4. If you must connect the generator to the house wiring to power appliances, have a qualified electrician install the appropriate equipment in accordance with local electrical codes. Or, check with your utility company to see if it can install an appropriate power transfer switch.
5. For power outages, permanently installed stationary generators are better suited for providing backup power to the home. Even a properly connected portable generator can become overloaded. This may result in overheating or stressing the generator components, possibly leading to a generator failure.
Follow these tips to prevent fires:
1. Never store fuel for your generator in the home. Gasoline, propane, kerosene, and other flammable liquids should be stored outside of living areas in properly-labeled, non-glass safety containers. Do not store them near a fuel-burning appliance, such as a natural gas water heater in a garage. If the fuel is spilled or the container is not sealed properly, invisible vapors from the fuel can travel along the ground and can be ignited by the appliance’s pilot light or by arcs from electric switches in the appliance.
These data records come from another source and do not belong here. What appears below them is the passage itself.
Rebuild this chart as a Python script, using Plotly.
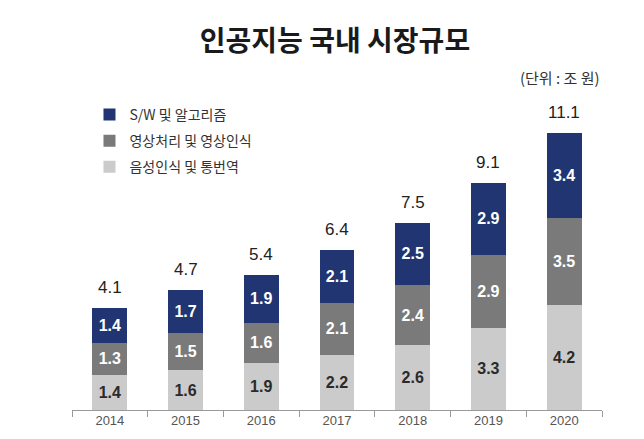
import plotly.graph_objects as go

years = ["2014", "2015", "2016", "2017", "2018", "2019", "2020"]
speech = [1.4, 1.6, 1.9, 2.2, 2.6, 3.3, 4.2]      # 음성인식 및 통번역
vision = [1.3, 1.5, 1.6, 2.1, 2.4, 2.9, 3.5]      # 영상처리 및 영상인식
software = [1.4, 1.7, 1.9, 2.1, 2.5, 2.9, 3.4]    # S/W 및 알고리즘
totals = ["4.1", "4.7", "5.4", "6.4", "7.5", "9.1", "11.1"]

names = ["음성인식 및 통번역", "영상처리 및 영상인식", "S/W 및 알고리즘"]
ranks = [3, 2, 1]
colors = ["#cbcbcb", "#7a7a7a", "#203571"]
text_colors = ["#2a2a2a", "#ffffff", "#ffffff"]
series = [speech, vision, software]

FONT = "Liberation Sans, Arial, Noto Sans CJK KR, sans-serif"
KFONT = "Noto Sans CJK KR, Liberation Sans, sans-serif"

W, H = 628, 423  # page body margin of 8px is added around the figure

fig = go.Figure()
for name, vals, col, tcol, rk in zip(names, series, colors, text_colors, ranks):
    fig.add_trace(go.Bar(
        x=years, y=vals, name=name,
        marker=dict(color=col, line=dict(width=0)),
        text=[f"{v:.1f}" for v in vals],
        textposition="inside", insidetextanchor="middle", textangle=0,
        textfont=dict(color=tcol, size=16, family=FONT, weight="bold"),
        legendgroup=name, legendrank=rk,
    ))

stack_tops = [a + b + c for a, b, c in zip(speech, vision, software)]
for i, (top, lab) in enumerate(zip(stack_tops, totals)):
    fig.add_annotation(x=i, y=top, text=lab, showarrow=False,
                       yanchor="bottom", yshift=9,
                       font=dict(size=17, color="#222222", family=FONT))

fig.update_layout(
    width=W, height=H,
    margin=dict(l=64, r=34, t=52, b=21, autoexpand=False),
    paper_bgcolor="white", plot_bgcolor="white",
    barmode="stack", bargap=0.54,
    showlegend=True,
    legend=dict(
        x=0.033, y=0.889, xanchor="left", yanchor="top",
        traceorder="grouped", tracegroupgap=5,
        font=dict(size=14, color="#333333", family=KFONT),
        itemwidth=30, bgcolor="rgba(0,0,0,0)",
    ),
    title=dict(
        text="인공지능 국내 시장규모",
        x=327 / W, xref="container", xanchor="center",
        y=1 - 33 / H, yref="container", yanchor="middle",
        font=dict(size=28, color="#1a1a1a", family=KFONT, weight="bold"),
    ),
    xaxis=dict(
        type="category", range=[-0.5, len(years) - 0.5], showgrid=False,
        showline=True, linecolor="#9a9a9a", linewidth=1,
        ticks="outside", tickson="boundaries", ticklen=6, tickcolor="#9a9a9a",
        ticklabelstandoff=-2, automargin=False,
        tickfont=dict(size=13, color="#555555", family=FONT),
    ),
    yaxis=dict(range=[0, 14], visible=False, showgrid=False, zeroline=False,
               automargin=False),
)

fig.add_annotation(
    text="(단위 : 조 원)", xref="paper", yref="paper",
    x=1.0, xanchor="right", y=1 - (78 - 60) / 350, yanchor="middle",
    showarrow=False, font=dict(size=15, color="#333333", family=KFONT),
)

fig.write_html("out.html")
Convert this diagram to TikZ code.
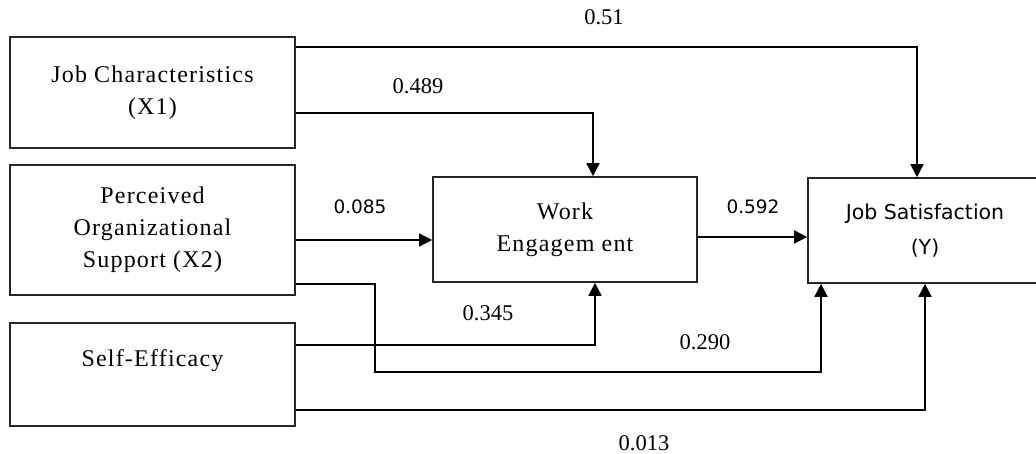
\documentclass[tikz,border=0pt]{standalone}
\usepackage{fontspec}
\setmainfont{Liberation Serif}
\newfontfamily\boxserif{Liberation Serif}[LetterSpace=5]
\newfontfamily\labelsans{DejaVu Sans}
\usepackage{tikz}
\usetikzlibrary{arrows.meta, positioning}
\usepackage{xcolor}

\begin{document}
\begin{tikzpicture}[x=1pt, y=-1pt, ->, >={Triangle[width=13pt, length=13pt]}, line width=1.6pt]
    \tikzstyle{var} = [draw=black!85, -, text centered, align=center, inner sep=0pt,
        font=\boxserif\fontsize{24}{32}\selectfont]
    \tikzstyle{coef} = [inner sep=0pt, font=\fontsize{22.5}{26}\selectfont]
    \tikzstyle{coefsans} = [inner sep=0pt, font=\labelsans\fontsize{18.5}{22}\selectfont]
    \useasboundingbox (0,0) rectangle (1036,454);
    \node [var, minimum width=285pt, minimum height=111pt] at (152.5,92.5) (jobchar) {Job Characteristics\\(X1)};
    \node [var, minimum width=285pt, minimum height=130pt] at (152.5,230) (orgsup) {Perceived\\Organizational\\Support (X2)};
    \node [var, minimum width=285pt, minimum height=103pt] at (152.5,374.5) (selfeff) {Self-Efficacy\\~};
    \node [var, minimum width=264pt, minimum height=105pt] at (565,229.5) (engage) {Work\\Engagem ent};
    \node [var, minimum width=234pt, minimum height=105pt, font=\labelsans\fontsize{20.5}{35}\selectfont]
        at (925,230.5) (jobsat) {Job Satisfaction\\(Y)};
    \draw (jobchar.east |- 0,47) -| ([xshift=-8pt]jobsat.north);
    \draw (jobchar.east |- 0,113) -| ([xshift=28pt]engage.north);
    \draw (orgsup.east |- 0,240) -- (engage.west |- 0,240);
    \draw (engage.east |- 0,237) -- (jobsat.west |- 0,237);
    \coordinate (bend) at (375,372);
    \draw (orgsup.east |- 0,284) -| (bend) -| ([xshift=-104pt]jobsat.south);
    \draw (selfeff.east |- 0,345) -| ([xshift=30pt]engage.south);
    \draw (selfeff.east |- 0,410) -| (jobsat.south);
    \node [coef] at (604,17) (c51) {0.51};
    \node [coef] at (418,86) (c489) {0.489};
    \node [coefsans] at (360,207) (c085) {0.085};
    \node [coefsans] at (753,207) (c592) {0.592};
    \node [coef] at (488,313) (c345) {0.345};
    \node [coef] at (705,342) (c290) {0.290};
    \node [coef] at (644,443) (c013) {0.013};
\end{tikzpicture}
\end{document}
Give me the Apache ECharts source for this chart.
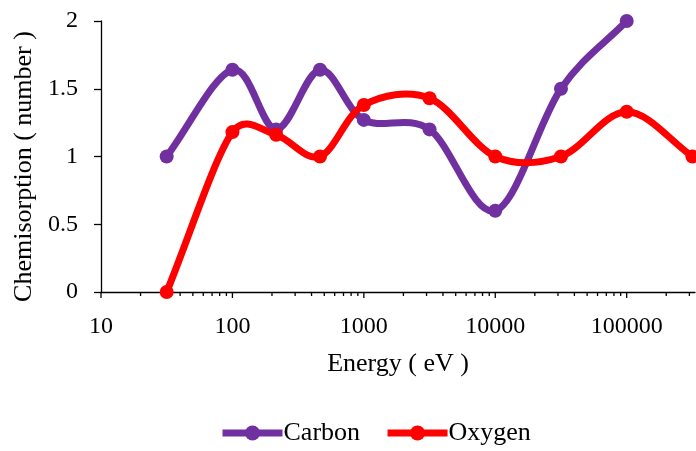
<!DOCTYPE html>
<html>
<head>
<meta charset="utf-8">
<script src="https://cdn.jsdelivr.net/npm/echarts@6/dist/echarts.min.js"></script>
<style>
  html, body { margin: 0; padding: 0; background: #fff; }
  #chart { width: 696px; height: 451px; }
</style>
</head>
<body>
<div id="chart"></div>
<script>
// Energy (eV) of each measurement, log-spaced
const energies = [31.6, 100, 215, 464, 1000, 3162, 10000, 31623, 100000, 316228];
// Chemisorption counts per element
const carbon = [1, 1.64, 1.2, 1.64, 1.27, 1.2, 0.6, 1.5, 2];
const oxygen = [0, 1.18, 1.16, 1.0, 1.38, 1.43, 1.0, 1.0, 1.33, 1.0];
// Tick positions on the logarithmic energy axis
const majorTicks = [10, 100, 1000, 10000, 100000];
const minorTicks = [];
majorTicks.forEach(function (d) {
  for (let k = 2; k <= 9; k++) {
    if (d * k <= 300000) minorTicks.push(d * k);
  }
});

const FONT = "'Liberation Serif', 'Times New Roman', serif";
const PURPLE = '#7030A0';
const RED = '#FF0000';
const LINE_W = 7;

function pairs(values) {
  return values.map(function (v, i) { return [energies[i], v]; });
}

// Tick marks drawn below the x axis line (minor ones shorter)
function tickSeries(values, len) {
  return {
    type: 'custom',
    silent: true,
    clip: false,
    z: 1,
    data: values.map(function (v) { return [v, 0]; }),
    renderItem: function (params, api) {
      const p = api.coord([api.value(0), 0]);
      return {
        type: 'line',
        shape: { x1: p[0], y1: p[1], x2: p[0], y2: p[1] + len },
        style: { stroke: '#000', lineWidth: 1.3 }
      };
    }
  };
}

function dist(a, b) {
  return Math.sqrt((a[0] - b[0]) * (a[0] - b[0]) + (a[1] - b[1]) * (a[1] - b[1]));
}

// Spreadsheet-style smoothed line: one cubic Bezier per segment, control
// arms 1/6 of the neighbour chord, capped at half the segment length.
function curveSeries(values, color, z) {
  const pts = pairs(values);
  const n = pts.length;
  return {
    type: 'custom',
    silent: true,
    clip: false,
    z: z,
    data: pts,
    renderItem: function (params, api) {
      const i = params.dataIndex;
      if (i >= n - 1) return null;
      const first = i === 0;
      const last = i === n - 2;
      const p1 = api.coord(pts[i]);
      const p2 = api.coord(pts[i + 1]);
      const p0 = first ? p1 : api.coord(pts[i - 1]);
      const p3 = last ? p2 : api.coord(pts[i + 2]);
      const d02 = dist(p0, p2), d12 = dist(p1, p2), d13 = dist(p1, p3);
      let f0 = first ? 1 / 3 : 1 / 6;
      let f1 = last ? 1 / 3 : 1 / 6;
      if (!(d02 * f0 < d12 / 2 && d13 * f1 < d12 / 2)) {
        if (d02 * f0 >= d12 / 2) f0 = d12 / d02 / 2;
        if (d13 * f1 >= d12 / 2) f1 = d12 / d13 / 2;
      }
      return {
        type: 'bezierCurve',
        shape: {
          x1: p1[0], y1: p1[1],
          x2: p2[0], y2: p2[1],
          cpx1: p1[0] + f0 * (p2[0] - p0[0]),
          cpy1: p1[1] + f0 * (p2[1] - p0[1]),
          cpx2: p2[0] - f1 * (p3[0] - p1[0]),
          cpy2: p2[1] - f1 * (p3[1] - p1[1])
        },
        style: { stroke: color, lineWidth: LINE_W, fill: 'none', lineCap: 'round', lineJoin: 'round' }
      };
    }
  };
}

function markerSeries(name, values, color, z) {
  return {
    name: name,
    type: 'line',
    data: pairs(values),
    clip: false,
    symbol: 'circle',
    symbolSize: 14,
    z: z,
    itemStyle: { color: color },
    lineStyle: { color: color, width: LINE_W, opacity: 0 }
  };
}

const chart = echarts.init(document.getElementById('chart'), null, { renderer: 'canvas' });
chart.setOption({
  animation: false,
  backgroundColor: '#fff',
  textStyle: { fontFamily: FONT, color: '#000' },
  grid: { left: 101, right: 1, top: 21, bottom: 159, outerBoundsMode: 'none', containLabel: false },
  legend: {
    data: ['Carbon', 'Oxygen'],
    top: 415,
    left: 214,
    itemWidth: 60,
    itemHeight: 19,
    itemGap: 24,
    lineStyle: { width: LINE_W, opacity: 1 },
    textStyle: { fontFamily: FONT, fontSize: 26, color: '#000', padding: [0, 0, 0, -4] }
  },
  xAxis: {
    type: 'log',
    logBase: 10,
    min: 10,
    max: 331000,
    name: 'Energy ( eV )',
    nameLocation: 'middle',
    nameGap: 59,
    nameTextStyle: { fontFamily: FONT, fontSize: 26, color: '#000' },
    axisLine: { show: true, onZero: false, lineStyle: { color: '#000', width: 1.3 } },
    axisTick: { show: false },
    splitLine: { show: false },
    minorTick: { show: false },
    axisLabel: {
      fontFamily: FONT,
      fontSize: 24,
      color: '#000',
      margin: 23,
      formatter: function (v) {
        const e = Math.log10(v);
        return Math.abs(e - Math.round(e)) < 1e-6 && v < 200000 ? String(Math.round(v)) : '';
      }
    }
  },
  yAxis: {
    type: 'value',
    min: 0,
    max: 2,
    interval: 0.5,
    name: 'Chemisorption ( number )',
    nameLocation: 'middle',
    nameGap: 62,
    nameTextStyle: { fontFamily: FONT, fontSize: 26, color: '#000', padding: [0, 0, 0, -20] },
    axisLine: { show: true, lineStyle: { color: '#000', width: 1.3 } },
    axisTick: { show: true, length: 7, lineStyle: { color: '#000', width: 1.3 } },
    splitLine: { show: false },
    axisLabel: { fontFamily: FONT, fontSize: 24, color: '#000', margin: 23 }
  },
  series: [
    tickSeries(majorTicks, 6),
    tickSeries(minorTicks, 4),
    curveSeries(carbon, PURPLE, 2),
    markerSeries('Carbon', carbon, PURPLE, 3),
    curveSeries(oxygen, RED, 4),
    markerSeries('Oxygen', oxygen, RED, 5)
  ]
});
</script>
</body>
</html>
2. Before refueling the generator, turn it off and let it cool down. Gasoline spilled on hot engine parts could ignite.
As one of the nation’s leading authorities on backup power generators, US Power carries a full inventory. Here are a few more tips on generator safety:
People should consider stand-by generators to protect the following:
1. Keep homes powered up, safe and comfortable
2. Computer networks and systems
3. Internet connections
4. Communications systems including telephones
5. Cash register machines
6. Plant operations and potable water systems
7. Refrigeration machines to keep inventory from spoiling
Stand-by generators can provide the following features:
1. Quick start time: 10 seconds or less compared to the 2-minute delay other fuel sources generate.
2. Disaster utility: Stand-by generators provide continuous power during a blackout or outage caused by tornadoes, hurricanes and other natural disasters.
3. Reliable: Stand-by generators restore power quickly and continuously to small businesses in any industry, as well as homes in every neighborhood.
4. Availability: Unlike most generator suppliers, US POWER has a full stock of inventory ready for immediate shipment to any part of the US and abroad.
What are the basic safety tips for using portable generators?
1. Use the appropriate sized power cords recommended by the manufacturer to carry the electrical load.
2. Never run cords underneath rugs or carpets where heat could build up or a damaged cord could go unnoticed.
3. Never connect generators to another power source such as power lines. The back-feed of electricity can be fatal.
4. To avoid the risk of carbon monoxide poisoning, never run a generator in an enclosed space, such as a basement, connected garage or enclosed porch.